Today, however, recipients of farm subsidies don’t even have to be actual farmers.
In fact, a Larry Barker investigation found hundreds of Albuquerque residents have collected millions of dollars in farm payments over the years without ever planting a single seed, hoeing a row or firing up a tractor.
"The average New Mexican ought to care about farm subsidies because we’re talking about billions of dollars--of their dollars, taxpayer dollars--going in to be paid to people who aren’t even doing farming," said Sen. Tom Udall, D-N.M. "If you are not on the land working the farm, it seems to me that you’re not a farmer."
It all comes down to the government’s definition of farming: As long as you own farm land and you are "actively engaged in farming," you qualify for subsidies.
"'Actively engaged' should mean that you are actively engaged in the actual day-to-day operations of the farming business," said Don Carr, senior policy analyst with the Washington D.C.-based Environmental Working Group. "Actually, you do not have to be a farmer to collect farm subsidies.
"You can be an investor in farm land. You can be a very well-off individual living in most every major, American city. By virtue of just owning farm land, you get subsidies."
And that is exactly what’s happening in Albuquerque.
KRQE News 13’s investigation found that in 2010 alone, 700 Albuquerque residents pocketed more than $2 million in government farm subsidies. Only 12 percent of those recipients received payments for farms in New Mexico.
Most were for rural properties in other states like New York and Kentucky.
None of those four people returned phone calls seeking comment. News 13 is not identifying the four because they are not accused of any wrongdoing.
Lawrence Rael, the newly appointed New Mexico state director for the USDA Farm Services Agency, said farm subsidies are handed out partially based on financial risk.
"You don’t have to be the actual individual on the field, if you will, for the traditional view or in the overall as working the tractor, working the cattle," Rael said. "You are the owner.

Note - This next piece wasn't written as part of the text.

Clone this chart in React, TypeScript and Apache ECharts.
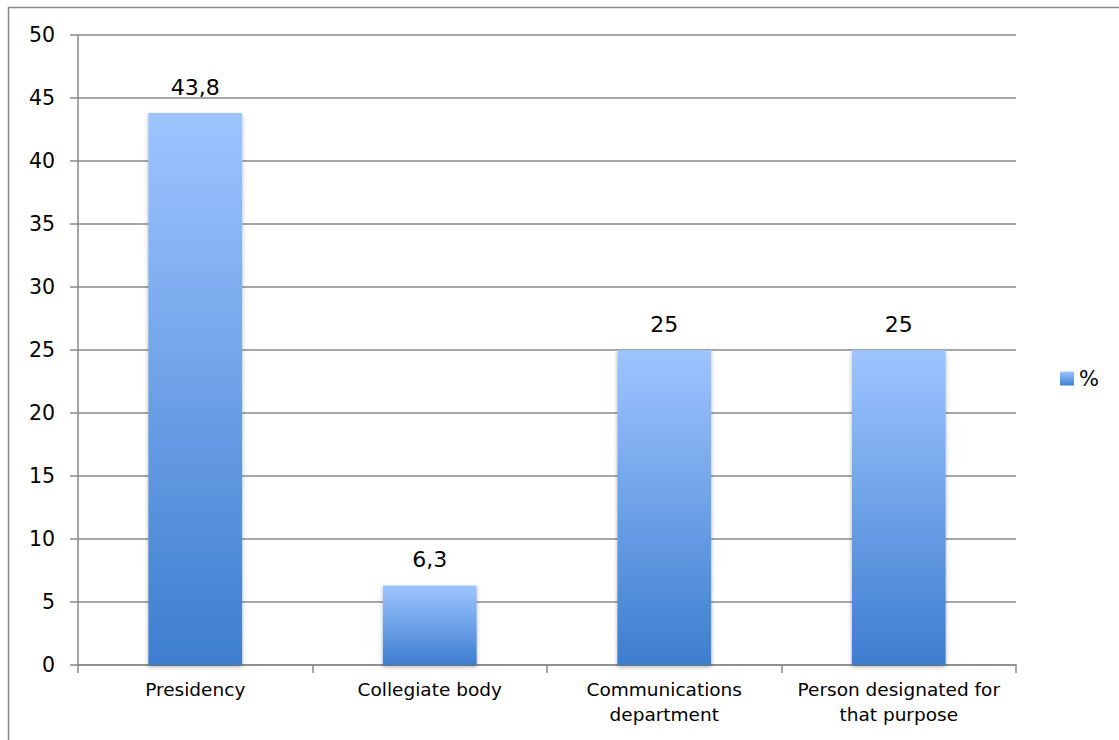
import React, { useEffect, useRef } from "react";
import * as echarts from "echarts";

const categories = ["Presidency", "Collegiate body", "Communications\ndepartment", "Person designated for\nthat purpose"];
const values = [43.8, 6.3, 25, 25];
const seriesName = "%";
const yMin = 0;
const yMax = 50;
const yInterval = 5;

const FONT = "DejaVu Sans, Liberation Sans, Arial, sans-serif";

export default function App() {
  const ref = useRef<HTMLDivElement>(null);
  useEffect(() => {
    if (!ref.current) return;
    const chart = echarts.init(ref.current, null, { renderer: "svg" });
    const grad = new echarts.graphic.LinearGradient(0, 0, 0, 1, [
      { offset: 0, color: "#9ec4ff" },
      { offset: 1, color: "#3d7ecf" },
    ]);
    chart.setOption({
      animation: false,
      textStyle: { fontFamily: FONT },
      graphic: [
        {
          type: "rect",
          shape: { x: 8.5, y: 7.5, width: 1200, height: 800 },
          style: { fill: "none", stroke: "#888", lineWidth: 1.5 },
          silent: true,
        },
      ],
      grid: { left: 78, right: 103, top: 35, bottom: 75 },
      legend: {
        orient: "vertical",
        left: 1055,
        top: 363,
        itemWidth: 14,
        itemHeight: 14,
        itemGap: 6,
        textStyle: { fontSize: 21, color: "#000", fontFamily: FONT },
        data: [{ name: seriesName, icon: "rect" }],
      },
      xAxis: {
        type: "category",
        data: categories,
        axisLine: { show: true, lineStyle: { color: "#888", width: 1.5 } },
        axisTick: { show: true, length: 8, alignWithLabel: false, lineStyle: { color: "#888", width: 1.5 } },
        axisLabel: { fontSize: 18.5, color: "#000", lineHeight: 25, margin: 12, interval: 0, fontFamily: FONT },
      },
      yAxis: {
        type: "value",
        min: yMin,
        max: yMax,
        interval: yInterval,
        axisLine: { show: true, lineStyle: { color: "#888", width: 1.5 } },
        axisTick: { show: true, length: 8, lineStyle: { color: "#888", width: 1.5 } },
        splitLine: { show: true, lineStyle: { color: "#888", width: 1.5 } },
        axisLabel: { fontSize: 20.5, color: "#000", margin: 23, fontFamily: FONT },
      },
      series: [
        {
          name: seriesName,
          type: "bar",
          data: values,
          barWidth: "40%",
          itemStyle: {
            color: grad,
            shadowBlur: 4,
            shadowColor: "rgba(0,0,0,0.3)",
            shadowOffsetY: 2,
          },
          label: {
            show: true,
            position: "top",
            distance: 15,
            fontSize: 22,
            color: "#000",
            fontFamily: FONT,
            formatter: (p: any) => String(p.value).replace(".", ","),
          },
        },
      ],
    });
    return () => chart.dispose();
  }, []);
  return (
    <div
      ref={ref}
      style={{ position: "fixed", left: 0, top: 0, width: 1119, height: 740, background: "#fff" }}
    />
  );
}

You are taking the risk in the investment."
Carr said that is not a wise use of taxpayer money.
"In my opinion, when you have 82 percent of New Mexico farmers not receiving any subsidies, and you have 700 recipients in the city of Albuquerque receiving subsidies," he said. "This money is not well-spent."
Farm-subsidy legislation is now being debated in Washington D.C. In fact, the U.S. Senate has already voted to eliminate the controversial subsidies, which could save taxpayers an estimated $23 billion over 10 years.
Udall said it’s time to stop giving subsidies to nonfarmers.
"What the federal government tried to do is design a system so if there was a bad season or two, that you could still have farmers on the land," he said. "The original purpose of helping small, family farmers appears to have disappeared."